Synnex Corp. is generating perhaps the most excitement in the industry, having announced a deal to acquire International Business Machines’ customer-care business, adding $1.2-billion in revenue in a $505-million deal. The problem is that the company’s shares, already up 40 per cent on the year, have added another 25 per cent since. This is prompting analysts to place “hold” ratings on the shares not because they dislike its prospects, but because they worry about valuation.

But some of those downgrades came a little too early, they now admit. “Our [Aug. 7] downgrade, based on [our] inability to raise estimates enough to justify a higher target, was clearly wrong and/or premature, [as] evidenced by the strong operational performance and the stock’s continued rise,” says analyst Richard Kugele of Needham & Co.

Mr. Alexander, of Raymond James, calls the Synnex-IBM deal “a savvy financial move by a management team we hold in high regard,” but worries the “astounding” run in the shares mean investors are giving the company too much credit. His sum-of-the parts analysis suggests a price in the high-$50s, just below current trades around $61, and motivates his “market perform” rating.

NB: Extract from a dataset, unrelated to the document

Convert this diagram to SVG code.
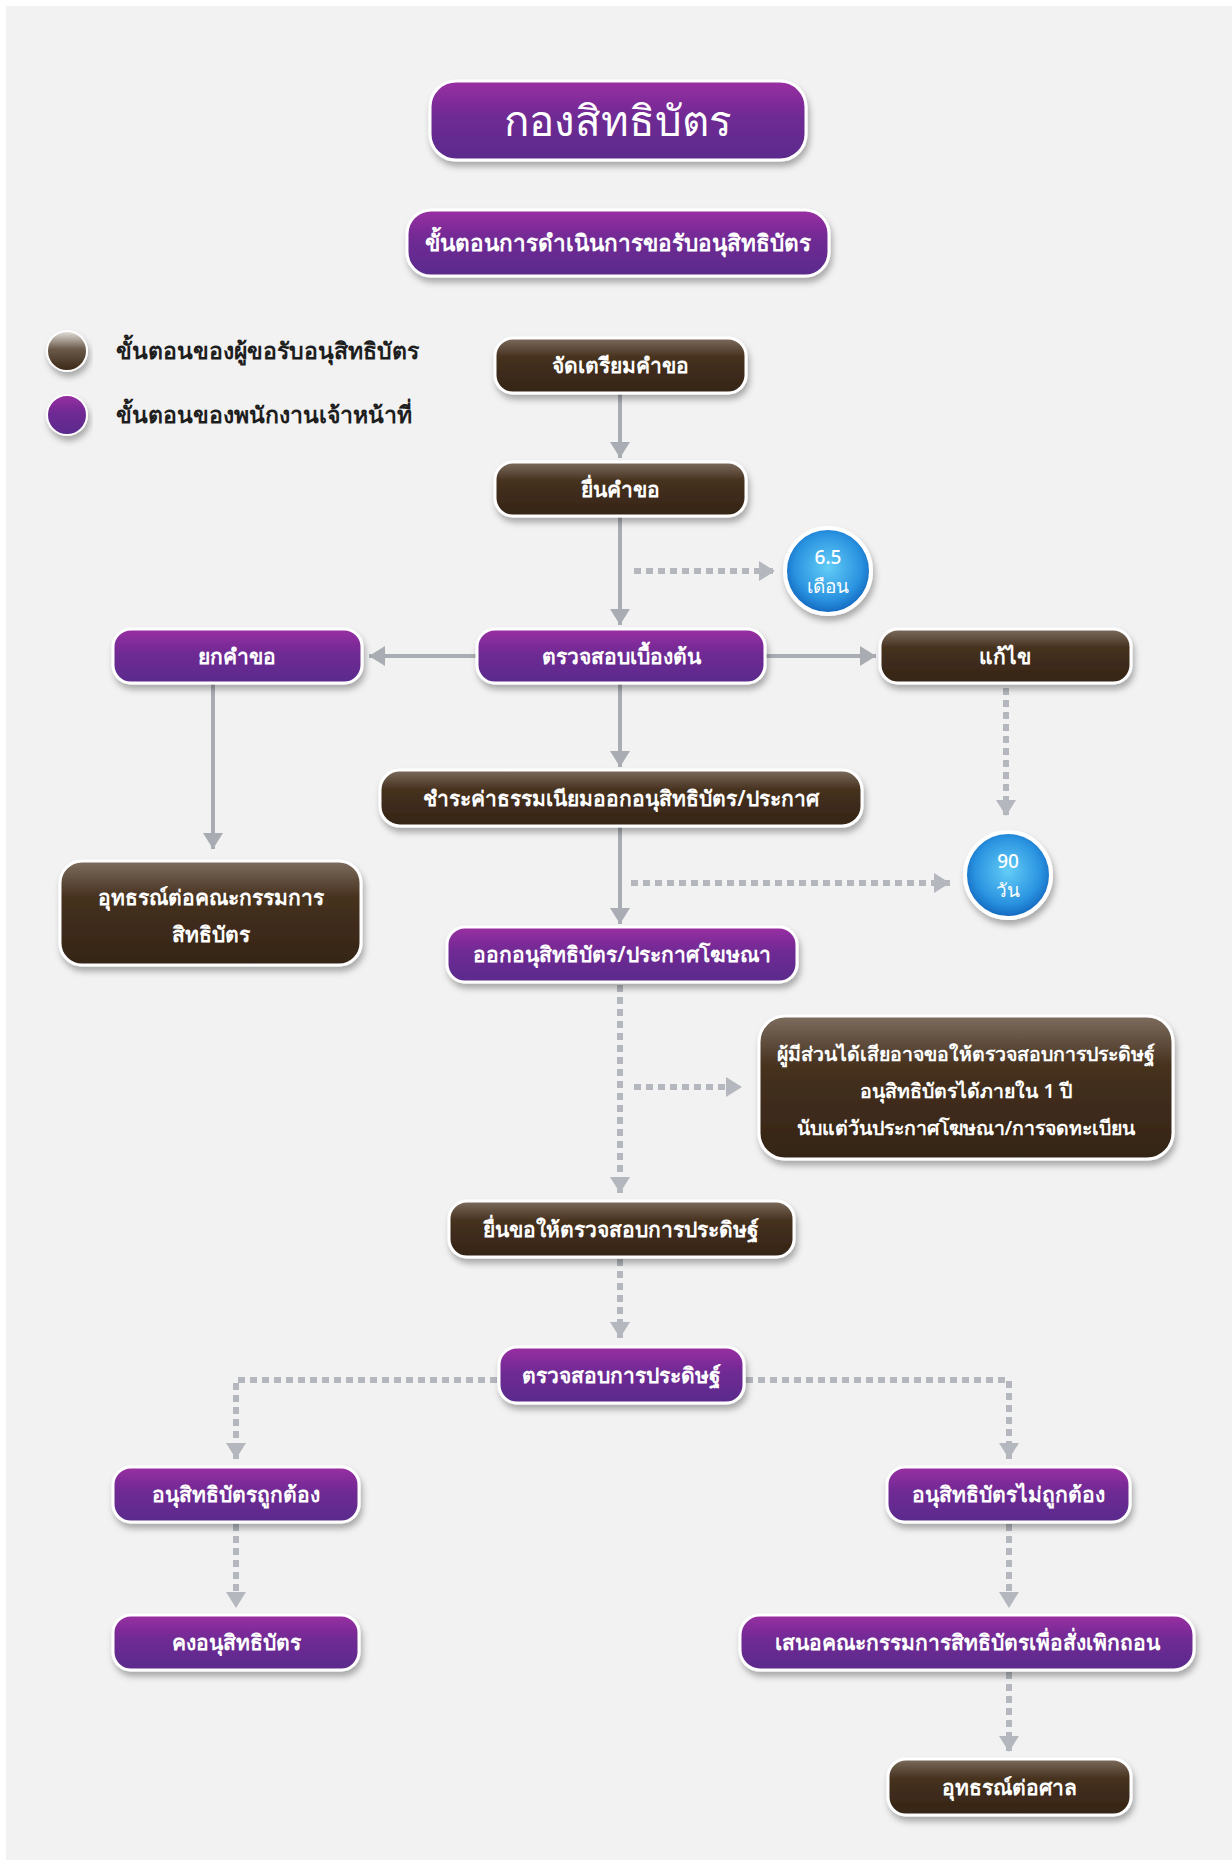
<svg xmlns="http://www.w3.org/2000/svg" width="1232" height="1860" viewBox="0 0 1232 1860">
<defs>
<linearGradient id="gP" x1="0" y1="0" x2="0" y2="1">
<stop offset="0" stop-color="#9a2ea2"/><stop offset="0.45" stop-color="#6f2b94"/><stop offset="1" stop-color="#5a2c8c"/>
</linearGradient>
<linearGradient id="gB" x1="0" y1="0" x2="0" y2="1">
<stop offset="0" stop-color="#7d6d5e"/><stop offset="0.35" stop-color="#46311f"/><stop offset="1" stop-color="#342416"/>
</linearGradient>
<linearGradient id="gLB" x1="0" y1="0" x2="0" y2="1">
<stop offset="0" stop-color="#e8e4e0"/><stop offset="0.45" stop-color="#6b5a4a"/><stop offset="1" stop-color="#3a2716"/>
</linearGradient>
<radialGradient id="gC" cx="0.5" cy="0.45" r="0.55">
<stop offset="0" stop-color="#63cdf7"/><stop offset="0.7" stop-color="#2a93e0"/><stop offset="1" stop-color="#1265bd"/>
</radialGradient>
<filter id="sh" x="-10%" y="-20%" width="125%" height="150%">
<feDropShadow dx="2" dy="5" stdDeviation="3" flood-color="#000" flood-opacity="0.3"/>
</filter>
<marker id="ah" markerWidth="20" markerHeight="22" refX="16" refY="11" orient="auto" markerUnits="userSpaceOnUse">
<path d="M0,1 L16,11 L0,21 z" fill="#a9adb3"/>
</marker>
<marker id="ad" markerWidth="22" markerHeight="22" refX="16" refY="11" orient="auto" markerUnits="userSpaceOnUse">
<path d="M0,1 L16,11 L0,21 z" fill="#b4b8be"/>
</marker>
</defs>
<style>
.p{fill:url(#gP);stroke:#fff;stroke-width:3;filter:url(#sh)}
.b{fill:url(#gB);stroke:#fff;stroke-width:3;filter:url(#sh)}
.t{fill:#fff;font-family:"Noto Sans","DejaVu Sans",sans-serif;font-size:21px;font-weight:600;text-anchor:middle}
.sm{font-size:19px;font-weight:500}
.it{font-size:19.5px}
.lg{fill:#1e1e1e;font-family:"Noto Sans","DejaVu Sans",sans-serif;font-size:23px;font-weight:700}
.s{fill:none;stroke:#a9adb3;stroke-width:4}
.d{fill:none;stroke:#b4b8be;stroke-width:6;stroke-dasharray:7 5}
.c{fill:url(#gC);stroke:#fff;stroke-width:4;filter:url(#sh)}
</style>
<rect x="0" y="0" width="1232" height="1860" fill="#ffffff"/>
<rect x="6" y="6" width="1226" height="1854" fill="#f2f2f2"/>

<g id="connectors">
<path class="s" d="M620,393 V458" marker-end="url(#ah)"/>
<path class="s" d="M620,516 V625" marker-end="url(#ah)"/>
<path class="d" d="M634,571 H775" marker-end="url(#ad)"/>
<path class="s" d="M477,656 H369" marker-end="url(#ah)"/>
<path class="s" d="M765,656 H876" marker-end="url(#ah)"/>
<path class="s" d="M213,683 V849" marker-end="url(#ah)"/>
<path class="s" d="M620,683 V767" marker-end="url(#ah)"/>
<path class="d" d="M1006,688 V816" marker-end="url(#ad)"/>
<path class="s" d="M620,826 V924" marker-end="url(#ah)"/>
<path class="d" d="M631,883 H950" marker-end="url(#ad)"/>
<path class="d" d="M620,985 V1193" marker-end="url(#ad)"/>
<path class="d" d="M634,1087 H742" marker-end="url(#ad)"/>
<path class="d" d="M620,1259 V1338" marker-end="url(#ad)"/>
<path class="d" d="M497,1380 H236 V1459" marker-end="url(#ad)"/>
<path class="d" d="M746,1380 H1009 V1459" marker-end="url(#ad)"/>
<path class="d" d="M236,1524 V1608" marker-end="url(#ad)"/>
<path class="d" d="M1009,1524 V1608" marker-end="url(#ad)"/>
<path class="d" d="M1009,1672 V1752" marker-end="url(#ad)"/>
</g>

<g id="title">
<rect class="p" x="430" y="81" width="376" height="79" rx="26"/>
<text x="618" y="136" fill="#fff" font-family="'Noto Sans','DejaVu Sans',sans-serif" font-size="42" text-anchor="middle">กองสิทธิบัตร</text>
</g>
<g id="subtitle">
<rect class="p" x="407" y="210" width="422" height="66" rx="24"/>
<text class="t" x="618" y="251" style="font-size:22.5px">ขั้นตอนการดำเนินการขอรับอนุสิทธิบัตร</text>
</g>

<g id="legend-applicant">
<circle cx="67" cy="351" r="20" fill="url(#gLB)" stroke="#fff" stroke-width="2" filter="url(#sh)"/>
<text class="lg" x="116" y="359">ขั้นตอนของผู้ขอรับอนุสิทธิบัตร</text>
</g>
<g id="legend-officer">
<circle cx="67" cy="415" r="20" fill="url(#gP)" stroke="#fff" stroke-width="2" filter="url(#sh)"/>
<text class="lg" x="116" y="423">ขั้นตอนของพนักงานเจ้าหน้าที่</text>
</g>

<g id="n-prepare">
<rect class="b" x="495" y="338" width="251" height="55" rx="18"/>
<text class="t" x="620" y="373">จัดเตรียมคำขอ</text>
</g>
<g id="n-submit">
<rect class="b" x="495" y="462" width="251" height="54" rx="18"/>
<text class="t" x="620" y="497">ยื่นคำขอ</text>
</g>
<g id="n-65">
<circle class="c" cx="828" cy="571" r="43"/>
<text class="t sm" x="828" y="564">6.5</text>
<text class="t sm" x="828" y="593">เดือน</text>
</g>
<g id="n-precheck">
<rect class="p" x="477" y="629" width="288" height="54" rx="18"/>
<text class="t" x="621" y="664">ตรวจสอบเบื้องต้น</text>
</g>
<g id="n-reject">
<rect class="p" x="113" y="629" width="249" height="54" rx="18"/>
<text class="t" x="237" y="664">ยกคำขอ</text>
</g>
<g id="n-fix">
<rect class="b" x="880" y="629" width="251" height="54" rx="18"/>
<text class="t" x="1005" y="664">แก้ไข</text>
</g>
<g id="n-fee">
<rect class="b" x="380" y="770" width="482" height="56" rx="20"/>
<text class="t" x="621" y="806">ชำระค่าธรรมเนียมออกอนุสิทธิบัตร/ประกาศ</text>
</g>
<g id="n-appeal-board">
<rect class="b" x="60" y="861" width="301" height="104" rx="22"/>
<text class="t" x="211" y="905">อุทธรณ์ต่อคณะกรรมการ</text>
<text class="t" x="211" y="942">สิทธิบัตร</text>
</g>
<g id="n-90">
<circle class="c" cx="1008" cy="875" r="43"/>
<text class="t sm" x="1008" y="868">90</text>
<text class="t sm" x="1008" y="897">วัน</text>
</g>
<g id="n-issue">
<rect class="p" x="447" y="927" width="350" height="55" rx="18"/>
<text class="t" x="622" y="962">ออกอนุสิทธิบัตร/ประกาศโฆษณา</text>
</g>
<g id="n-interested">
<rect class="b" x="759" y="1016" width="414" height="143" rx="26"/>
<text class="t it" x="966" y="1061">ผู้มีส่วนได้เสียอาจขอให้ตรวจสอบการประดิษฐ์</text>
<text class="t it" x="966" y="1098">อนุสิทธิบัตรได้ภายใน 1 ปี</text>
<text class="t it" x="966" y="1135">นับแต่วันประกาศโฆษณา/การจดทะเบียน</text>
</g>
<g id="n-request-exam">
<rect class="b" x="449" y="1201" width="345" height="56" rx="18"/>
<text class="t" x="621" y="1237">ยื่นขอให้ตรวจสอบการประดิษฐ์</text>
</g>
<g id="n-exam">
<rect class="p" x="499" y="1347" width="245" height="56" rx="18"/>
<text class="t" x="621" y="1383">ตรวจสอบการประดิษฐ์</text>
</g>
<g id="n-valid">
<rect class="p" x="113" y="1467" width="246" height="55" rx="18"/>
<text class="t" x="236" y="1502">อนุสิทธิบัตรถูกต้อง</text>
</g>
<g id="n-invalid">
<rect class="p" x="887" y="1467" width="243" height="55" rx="18"/>
<text class="t" x="1008" y="1502">อนุสิทธิบัตรไม่ถูกต้อง</text>
</g>
<g id="n-keep">
<rect class="p" x="113" y="1615" width="246" height="55" rx="18"/>
<text class="t" x="236" y="1650">คงอนุสิทธิบัตร</text>
</g>
<g id="n-revoke">
<rect class="p" x="740" y="1615" width="454" height="55" rx="20"/>
<text class="t" x="967" y="1650">เสนอคณะกรรมการสิทธิบัตรเพื่อสั่งเพิกถอน</text>
</g>
<g id="n-appeal-court">
<rect class="b" x="888" y="1759" width="243" height="56" rx="18"/>
<text class="t" x="1009" y="1795">อุทธรณ์ต่อศาล</text>
</g>
</svg>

(Synnex’s Canadian business was built from EMJ Data Systems, based in Guelph, Ont., which it purchased in 2004, and Supercom, which it bought earlier this year. Softchoice, formerly the public Canadian name in this space, went private earlier this year.)

Tech Data Corp., the cheapest of this bunch, presents a different challenge for investors: The company discovered accounting issues at its British subsidiary earlier this year, plans to restate its financials going back to 2011, and has failed to file with the U.S. Securities and Exchange Commission for much of 2013.

The misadventures mean the company’s shares have missed out on the healthy gains experienced by the company’s peers in recent months. “Investors fear where there is smoke, there is fire,” Mr. Alexander said in a research report at the time of the restatement news. “However, our gut is that this is a contained issue that will be quickly addressed through employee terminations.”

Like Mr. Alexander, S&P’s Mr. Cathers has a “hold” rating on the shares. He has a 12-month target price of $50 on the shares, right around current levels. But, as with Ingram Micro, S&P’s fair value calculation suggests more upside: $80.10 per share.